KEY POINTS:
A pig population introduced to Auckland Island as a food source for castaways is facing slaughter as the Department of Conservation weighs up how it could be eradicated.
DoC staff have fitted transmitters on 20 pigs on the subantarctic island, 450km south of New Zealand, to establish their movements over the next few months.
The exercise involved releasing a pig-hunting dog, flown in by helicopter, to hold down the pigs while a veterinarian knocked them out so transmitters could be fitted using harnesses.
DoC may also remove the island's cats.
Peter McClelland, programme manager outlying islands, said tracking sought to show pig movements to the coast in winter, making the pigs easier to target if a mass kill went ahead over a three-year period.
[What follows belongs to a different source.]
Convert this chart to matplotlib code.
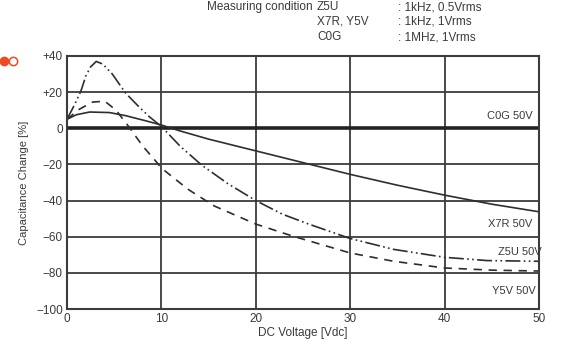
import matplotlib
matplotlib.use("Agg")
import matplotlib.pyplot as plt
from matplotlib.lines import Line2D

plt.rcParams["font.family"] = ["Liberation Sans", "DejaVu Sans"]

# valores
v_z5u = [0, 0.8, 1.5, 2.0, 2.5, 3.1, 3.8, 4.8, 6.2, 7.6, 8.7, 10, 12, 14.3, 17, 20,
         22.8, 25.6, 30, 34.6, 40, 44.5, 50]
c_z5u = [5, 13, 21, 29, 34, 37, 35.5, 30, 19.5, 12, 6.5, 1, -10, -20.5, -30.5, -40,
         -47.5, -53, -61, -67, -71.4, -73.2, -73.6]

v_y5v = [0, 1.3, 2.7, 4, 5.2, 6.6, 8, 9.5, 10, 12.8, 15.6, 20, 23.8, 30, 34.6, 40, 45, 50]
c_y5v = [5, 10.5, 14.5, 15, 10, 0.5, -9.7, -18.8, -22, -33.7, -43, -53, -59.5, -69,
         -73.6, -77.3, -78.5, -79]

v_x7r = [0, 1, 2.4, 4.5, 6.2, 8.3, 10, 12, 15, 20, 25, 30, 35, 40, 45, 50]
c_x7r = [5, 7.5, 9, 8.7, 7, 4.2, 1.8, -1.5, -6, -12.5, -19, -25.5, -31.5, -37, -42, -46.2]

v_c0g = [0, 50]
c_c0g = [0, 0]

yticks = [40, 20, 0, -20, -40, -60, -80, -100]
ylabels = ["+40", "+20", "0", "\u221220", "\u221240", "\u221260", "\u221280", "\u2212100"]
xticks = [0, 10, 20, 30, 40, 50]

W, H = 561, 346
fig = plt.figure(figsize=(W / 100, H / 100), dpi=100)
ax = fig.add_axes([67 / W, 1 - 309 / H, (539 - 67) / W, (309 - 56) / H])

txt = "#3a3a3a"
grid = "#3c3c3c"
curve = "#2e2e2e"

ax.set_xlim(0, 50)
ax.set_ylim(-100, 40)
ax.set_xticks(xticks)
ax.set_xticklabels([str(x) for x in xticks])
ax.set_yticks(yticks)
ax.set_yticklabels(ylabels)
ax.tick_params(length=0, labelsize=8.5, colors=txt, pad=3)
ax.grid(True, color=grid, lw=1.3)
for s in ax.spines.values():
    s.set_color(grid)
    s.set_linewidth(1.5)

ax.plot(v_c0g, c_c0g, color="#222222", lw=2.6)
ax.plot(v_x7r, c_x7r, color=curve, lw=1.2)
ax.plot(v_z5u, c_z5u, color=curve, lw=1.2, dashes=(9, 2, 1, 2, 1, 2))
ax.plot(v_y5v, c_y5v, color=curve, lw=1.2, dashes=(5, 4))

ax.text(46.9, 7, "C0G 50V", ha="center", va="center", fontsize=8, color=txt)
ax.text(46.9, -53, "X7R 50V", ha="center", va="center", fontsize=8, color=txt)
ax.text(48.0, -68.5, "Z5U 50V", ha="center", va="center", fontsize=8, color=txt)
ax.text(47.3, -90, "Y5V 50V", ha="center", va="center", fontsize=8, color=txt)

ax.set_xlabel("DC Voltage [Vdc]", fontsize=8.5, color=txt, labelpad=1)
ax.set_ylabel("Capacitance Change [%]", fontsize=8, color=txt, labelpad=5)

# cabecalho
fig.text(313 / W, 1 - 7 / H, "Measuring condition", ha="right", va="center", fontsize=8.5, color=txt)
for y, a, b in [(7, "Z5U", ": 1kHz, 0.5Vrms"), (22, "X7R, Y5V", ": 1kHz, 1Vrms"),
                (37, "C0G", ": 1MHz, 1Vrms")]:
    fig.text(317 / W, 1 - y / H, a, ha="left", va="center", fontsize=8.5, color=txt)
    fig.text(398 / W, 1 - y / H, b, ha="left", va="center", fontsize=8.5, color=txt)

# pontinhos vermelhos no canto
fig.add_artist(Line2D([4 / W], [1 - 61 / H], marker="o", ms=6, color="#f04a23",
                      transform=fig.transFigure))
fig.add_artist(Line2D([13 / W], [1 - 61 / H], marker="o", ms=6, mfc="white",
                      mec="#f04a23", mew=1.1, transform=fig.transFigure))

fig.savefig("out.png", dpi=100)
Since being introduced in 1840, up to 1000 pigs have roamed the 50,000ha island. They have ploughed over large areas of tussock land to get to edible roots and native earthworms.
Mr McClelland said nearly 200 years of pigs on the island had led to major changes in the vegetation, with the more palatable species of plant being restricted to rocky outcrops or cliffs that the pigs could not access.
The pigs had also disturbed historic sites as they looked for food and had impacted on a range of ground-nesting birds.
"They have been recorded eating the eggs and young of many species and will eagerly dig up any burrow-nesting birds that may have fortuitously escaped the cats."
Mr McClelland said pigs had on at least two occasions been seen eating mollymawk chicks and had destroyed all the accessible nests at the southwest cape colony.
The department was also looking at removing cats at the same time.
Both pigs and cats were likely to be having a detrimental impact on yellow-eyed penguins which were still found scattered around the main island, and albatrosses, which appeared to be trying to recolonise the main islands of the Auckland group.
Mr McClelland said only pigs, cats and mice remained as introduced mammals on Auckland Island, the largest of eight main islands. Goats were removed in 1989.
Cattle, rabbits and mice on Enderby and nearby Rose Islands were eradicated in 1991.
Mr McClelland said cats were probably taken to the Auckland Islands in 1850 during the attempted settlement at Hardwicke and had proven voracious predators.
Land and sea birds, including several endemic species, inhabited the group but many were totally absent from Auckland Island.
It was expected they would recolonise the island if the pigs and cats were removed.
DoC was considered a world leader in island eradications, having removed more than a dozen different species from more than 50 islands.
Mr McClelland was instrumental in the rat eradication from Campbell Island - the world's largest eradication - and had travelled overseas to advise other countries how to remove pests.